EXERCISE GOAL | Give back a single number, the count of lines containing the word "standalone".

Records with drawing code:
## start

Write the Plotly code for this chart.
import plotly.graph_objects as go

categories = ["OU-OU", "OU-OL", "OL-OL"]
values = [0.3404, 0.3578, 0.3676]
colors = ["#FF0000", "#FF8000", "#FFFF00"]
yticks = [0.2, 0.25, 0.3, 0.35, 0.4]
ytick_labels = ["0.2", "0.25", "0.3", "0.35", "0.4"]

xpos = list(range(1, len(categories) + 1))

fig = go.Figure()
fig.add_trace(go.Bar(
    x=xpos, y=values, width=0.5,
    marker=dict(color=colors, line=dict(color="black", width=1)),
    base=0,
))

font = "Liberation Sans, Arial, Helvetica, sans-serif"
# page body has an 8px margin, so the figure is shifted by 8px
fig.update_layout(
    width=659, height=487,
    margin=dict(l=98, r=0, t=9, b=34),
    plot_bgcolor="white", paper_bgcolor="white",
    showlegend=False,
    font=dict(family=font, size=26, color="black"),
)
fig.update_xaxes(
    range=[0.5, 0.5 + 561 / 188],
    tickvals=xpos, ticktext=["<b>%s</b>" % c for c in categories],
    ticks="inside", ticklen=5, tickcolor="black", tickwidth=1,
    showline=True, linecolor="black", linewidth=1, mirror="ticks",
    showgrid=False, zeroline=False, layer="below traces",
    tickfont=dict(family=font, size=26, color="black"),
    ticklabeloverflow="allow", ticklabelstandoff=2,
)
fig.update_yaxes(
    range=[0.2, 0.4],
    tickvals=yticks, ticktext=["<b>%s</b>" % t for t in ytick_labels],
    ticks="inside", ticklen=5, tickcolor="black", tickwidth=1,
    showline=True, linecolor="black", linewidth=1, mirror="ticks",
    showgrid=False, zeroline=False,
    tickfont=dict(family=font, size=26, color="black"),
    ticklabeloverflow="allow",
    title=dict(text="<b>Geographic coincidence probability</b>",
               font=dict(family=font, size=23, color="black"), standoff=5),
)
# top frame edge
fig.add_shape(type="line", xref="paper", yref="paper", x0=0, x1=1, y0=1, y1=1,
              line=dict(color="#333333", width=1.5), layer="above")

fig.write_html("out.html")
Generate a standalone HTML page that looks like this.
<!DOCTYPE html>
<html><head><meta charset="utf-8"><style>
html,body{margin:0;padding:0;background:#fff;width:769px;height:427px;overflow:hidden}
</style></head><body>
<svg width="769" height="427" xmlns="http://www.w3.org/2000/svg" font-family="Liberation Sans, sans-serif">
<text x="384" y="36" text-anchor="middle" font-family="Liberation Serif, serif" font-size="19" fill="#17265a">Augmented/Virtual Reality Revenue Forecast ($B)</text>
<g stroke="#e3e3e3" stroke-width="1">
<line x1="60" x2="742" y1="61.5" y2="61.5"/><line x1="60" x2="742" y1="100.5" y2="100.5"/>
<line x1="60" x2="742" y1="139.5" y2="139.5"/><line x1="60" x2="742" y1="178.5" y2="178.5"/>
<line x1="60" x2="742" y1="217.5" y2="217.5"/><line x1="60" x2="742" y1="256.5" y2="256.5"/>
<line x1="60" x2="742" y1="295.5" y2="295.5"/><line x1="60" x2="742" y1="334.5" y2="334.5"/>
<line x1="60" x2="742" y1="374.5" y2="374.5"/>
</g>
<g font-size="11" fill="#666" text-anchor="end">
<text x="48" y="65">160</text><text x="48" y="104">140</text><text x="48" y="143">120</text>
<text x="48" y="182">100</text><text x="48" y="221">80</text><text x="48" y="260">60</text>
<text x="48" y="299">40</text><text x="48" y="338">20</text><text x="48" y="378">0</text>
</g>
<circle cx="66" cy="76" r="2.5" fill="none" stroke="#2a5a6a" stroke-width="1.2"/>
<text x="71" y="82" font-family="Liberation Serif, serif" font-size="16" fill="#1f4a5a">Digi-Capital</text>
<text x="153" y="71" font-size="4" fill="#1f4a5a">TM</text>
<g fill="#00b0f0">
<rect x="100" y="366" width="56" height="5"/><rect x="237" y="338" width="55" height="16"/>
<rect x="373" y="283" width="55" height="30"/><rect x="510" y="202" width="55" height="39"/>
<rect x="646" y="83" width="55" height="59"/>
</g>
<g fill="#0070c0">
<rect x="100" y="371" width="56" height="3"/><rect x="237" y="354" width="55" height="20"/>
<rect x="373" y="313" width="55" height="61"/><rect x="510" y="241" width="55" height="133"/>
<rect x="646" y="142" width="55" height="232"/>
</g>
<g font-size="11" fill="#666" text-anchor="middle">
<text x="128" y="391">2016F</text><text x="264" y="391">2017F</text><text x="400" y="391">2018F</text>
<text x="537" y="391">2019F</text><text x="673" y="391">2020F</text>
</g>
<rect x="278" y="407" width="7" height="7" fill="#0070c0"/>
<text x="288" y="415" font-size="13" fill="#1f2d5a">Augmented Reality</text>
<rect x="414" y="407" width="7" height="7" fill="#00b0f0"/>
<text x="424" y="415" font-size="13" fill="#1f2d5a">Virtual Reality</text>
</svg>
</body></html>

## end
## start

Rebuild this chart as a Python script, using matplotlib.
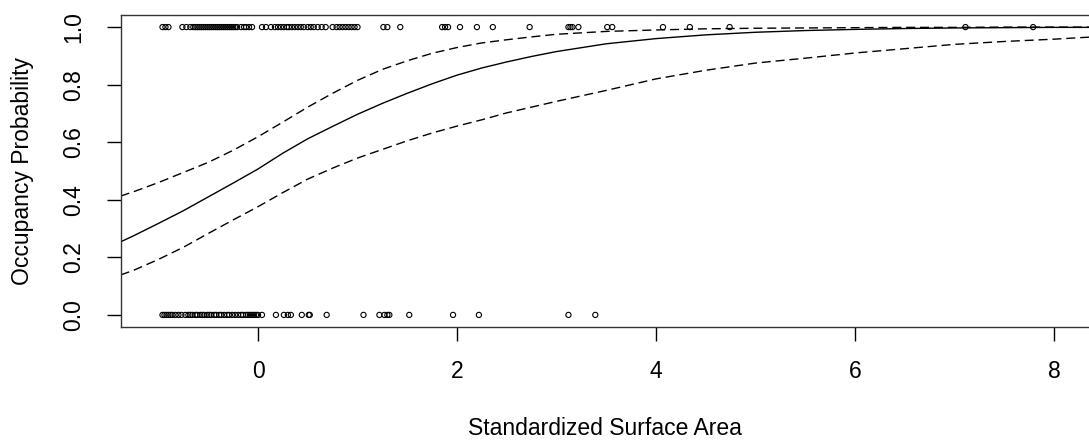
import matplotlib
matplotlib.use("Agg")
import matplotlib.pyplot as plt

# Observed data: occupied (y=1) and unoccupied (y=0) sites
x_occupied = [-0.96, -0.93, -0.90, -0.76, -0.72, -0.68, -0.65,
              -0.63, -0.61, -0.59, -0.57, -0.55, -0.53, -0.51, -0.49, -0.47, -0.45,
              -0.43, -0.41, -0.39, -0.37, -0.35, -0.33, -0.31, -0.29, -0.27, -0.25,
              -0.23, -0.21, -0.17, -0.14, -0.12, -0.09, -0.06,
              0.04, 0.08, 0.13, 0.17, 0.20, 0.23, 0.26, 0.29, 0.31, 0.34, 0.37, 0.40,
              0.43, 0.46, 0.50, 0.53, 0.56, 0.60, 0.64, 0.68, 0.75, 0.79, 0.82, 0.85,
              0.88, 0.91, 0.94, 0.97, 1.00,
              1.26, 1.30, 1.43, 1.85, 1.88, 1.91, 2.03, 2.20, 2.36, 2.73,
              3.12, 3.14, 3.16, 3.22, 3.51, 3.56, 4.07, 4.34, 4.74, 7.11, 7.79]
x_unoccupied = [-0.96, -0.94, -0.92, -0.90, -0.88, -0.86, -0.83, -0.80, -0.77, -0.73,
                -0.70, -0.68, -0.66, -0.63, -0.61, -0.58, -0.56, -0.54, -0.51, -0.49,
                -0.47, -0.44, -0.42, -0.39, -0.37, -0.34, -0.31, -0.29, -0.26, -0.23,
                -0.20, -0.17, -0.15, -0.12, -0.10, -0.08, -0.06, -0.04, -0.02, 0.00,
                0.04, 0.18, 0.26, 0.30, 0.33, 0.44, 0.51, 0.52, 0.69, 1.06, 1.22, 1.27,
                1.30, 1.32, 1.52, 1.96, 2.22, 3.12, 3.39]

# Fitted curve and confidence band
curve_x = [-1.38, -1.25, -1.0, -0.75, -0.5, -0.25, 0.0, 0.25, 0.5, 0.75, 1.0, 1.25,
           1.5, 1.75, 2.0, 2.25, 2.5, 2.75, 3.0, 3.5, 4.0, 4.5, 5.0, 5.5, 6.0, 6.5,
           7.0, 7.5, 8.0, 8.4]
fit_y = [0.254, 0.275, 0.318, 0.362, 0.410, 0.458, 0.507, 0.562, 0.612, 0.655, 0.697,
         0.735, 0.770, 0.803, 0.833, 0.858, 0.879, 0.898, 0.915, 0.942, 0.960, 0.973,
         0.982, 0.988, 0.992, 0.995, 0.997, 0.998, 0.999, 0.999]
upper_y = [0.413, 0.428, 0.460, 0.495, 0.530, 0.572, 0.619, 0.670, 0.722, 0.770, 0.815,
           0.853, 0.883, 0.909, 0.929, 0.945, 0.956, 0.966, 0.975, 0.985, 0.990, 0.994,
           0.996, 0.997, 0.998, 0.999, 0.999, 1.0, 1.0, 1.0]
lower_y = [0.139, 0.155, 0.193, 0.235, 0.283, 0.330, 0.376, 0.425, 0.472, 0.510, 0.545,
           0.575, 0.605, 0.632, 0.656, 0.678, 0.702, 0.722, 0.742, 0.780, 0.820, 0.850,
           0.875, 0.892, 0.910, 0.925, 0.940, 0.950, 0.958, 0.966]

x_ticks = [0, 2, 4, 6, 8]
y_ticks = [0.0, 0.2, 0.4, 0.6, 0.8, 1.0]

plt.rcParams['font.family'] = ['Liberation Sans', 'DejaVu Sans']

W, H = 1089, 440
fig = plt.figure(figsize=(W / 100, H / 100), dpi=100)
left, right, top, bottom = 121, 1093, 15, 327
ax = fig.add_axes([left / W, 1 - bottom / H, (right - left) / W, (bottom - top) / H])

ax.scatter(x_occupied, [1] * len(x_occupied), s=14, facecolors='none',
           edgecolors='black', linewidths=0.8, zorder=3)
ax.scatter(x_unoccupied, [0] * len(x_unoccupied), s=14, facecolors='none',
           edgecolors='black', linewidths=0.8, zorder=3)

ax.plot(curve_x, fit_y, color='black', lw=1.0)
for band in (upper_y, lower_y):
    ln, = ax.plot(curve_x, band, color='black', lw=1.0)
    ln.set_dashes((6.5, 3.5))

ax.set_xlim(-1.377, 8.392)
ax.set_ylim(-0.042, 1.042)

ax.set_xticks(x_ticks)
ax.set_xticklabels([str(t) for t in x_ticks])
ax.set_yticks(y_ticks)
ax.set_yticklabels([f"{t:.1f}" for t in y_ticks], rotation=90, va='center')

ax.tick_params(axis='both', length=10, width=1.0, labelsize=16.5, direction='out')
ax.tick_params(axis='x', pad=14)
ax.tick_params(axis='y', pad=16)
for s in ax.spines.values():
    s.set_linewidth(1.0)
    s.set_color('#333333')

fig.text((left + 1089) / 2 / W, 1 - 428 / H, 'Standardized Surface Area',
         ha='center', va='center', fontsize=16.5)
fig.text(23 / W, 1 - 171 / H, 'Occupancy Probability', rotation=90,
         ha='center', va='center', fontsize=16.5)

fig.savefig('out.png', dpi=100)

## end
## start

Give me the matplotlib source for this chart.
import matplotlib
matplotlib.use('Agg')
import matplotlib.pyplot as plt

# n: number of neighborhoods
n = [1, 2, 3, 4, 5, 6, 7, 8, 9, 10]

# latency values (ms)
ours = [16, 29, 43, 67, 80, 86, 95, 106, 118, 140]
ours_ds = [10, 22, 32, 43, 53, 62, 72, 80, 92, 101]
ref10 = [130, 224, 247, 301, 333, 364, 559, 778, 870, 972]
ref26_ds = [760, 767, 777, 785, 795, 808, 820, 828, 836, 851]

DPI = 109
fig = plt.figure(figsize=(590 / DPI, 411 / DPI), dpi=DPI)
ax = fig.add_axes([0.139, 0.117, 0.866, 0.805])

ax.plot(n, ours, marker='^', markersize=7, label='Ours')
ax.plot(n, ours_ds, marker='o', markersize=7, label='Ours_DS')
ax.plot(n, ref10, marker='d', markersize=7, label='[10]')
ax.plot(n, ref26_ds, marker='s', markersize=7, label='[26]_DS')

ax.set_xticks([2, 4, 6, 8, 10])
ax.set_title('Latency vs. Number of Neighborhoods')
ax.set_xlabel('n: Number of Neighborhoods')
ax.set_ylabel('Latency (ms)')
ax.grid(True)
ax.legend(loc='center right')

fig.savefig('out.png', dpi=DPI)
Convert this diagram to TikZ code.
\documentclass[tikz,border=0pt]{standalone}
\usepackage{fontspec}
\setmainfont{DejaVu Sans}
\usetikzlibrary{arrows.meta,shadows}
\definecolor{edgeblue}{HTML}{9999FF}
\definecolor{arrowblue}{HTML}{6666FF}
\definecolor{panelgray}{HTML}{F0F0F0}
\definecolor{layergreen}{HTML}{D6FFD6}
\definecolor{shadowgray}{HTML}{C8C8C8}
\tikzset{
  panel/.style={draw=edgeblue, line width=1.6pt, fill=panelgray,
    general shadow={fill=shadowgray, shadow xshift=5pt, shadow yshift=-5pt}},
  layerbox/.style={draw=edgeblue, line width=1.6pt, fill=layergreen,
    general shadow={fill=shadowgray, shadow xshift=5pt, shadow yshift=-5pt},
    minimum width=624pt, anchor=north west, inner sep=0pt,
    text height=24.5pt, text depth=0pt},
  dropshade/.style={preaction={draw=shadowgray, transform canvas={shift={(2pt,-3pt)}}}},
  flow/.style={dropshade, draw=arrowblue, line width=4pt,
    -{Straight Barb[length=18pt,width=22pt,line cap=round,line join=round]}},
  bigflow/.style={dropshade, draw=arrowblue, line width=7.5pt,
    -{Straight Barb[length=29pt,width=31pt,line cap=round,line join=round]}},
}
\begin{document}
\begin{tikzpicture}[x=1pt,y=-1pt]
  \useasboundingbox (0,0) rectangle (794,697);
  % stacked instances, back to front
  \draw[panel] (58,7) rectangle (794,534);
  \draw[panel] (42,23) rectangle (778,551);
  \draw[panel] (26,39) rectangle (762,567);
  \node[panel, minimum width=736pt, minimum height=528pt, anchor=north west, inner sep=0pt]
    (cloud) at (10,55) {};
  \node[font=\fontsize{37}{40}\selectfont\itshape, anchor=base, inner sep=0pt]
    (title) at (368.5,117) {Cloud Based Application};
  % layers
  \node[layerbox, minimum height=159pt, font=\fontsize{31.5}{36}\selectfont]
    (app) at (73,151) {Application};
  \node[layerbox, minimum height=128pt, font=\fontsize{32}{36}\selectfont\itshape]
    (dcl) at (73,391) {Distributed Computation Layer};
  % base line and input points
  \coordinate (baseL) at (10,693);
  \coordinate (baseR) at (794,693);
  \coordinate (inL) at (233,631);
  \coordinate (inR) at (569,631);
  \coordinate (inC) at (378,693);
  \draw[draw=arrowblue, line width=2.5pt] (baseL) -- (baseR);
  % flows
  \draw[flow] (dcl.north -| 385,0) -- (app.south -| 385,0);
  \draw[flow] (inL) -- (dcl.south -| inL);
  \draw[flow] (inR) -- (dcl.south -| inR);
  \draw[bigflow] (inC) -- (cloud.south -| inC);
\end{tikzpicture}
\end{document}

## end

ANSWER TO THE PROBLEM | 2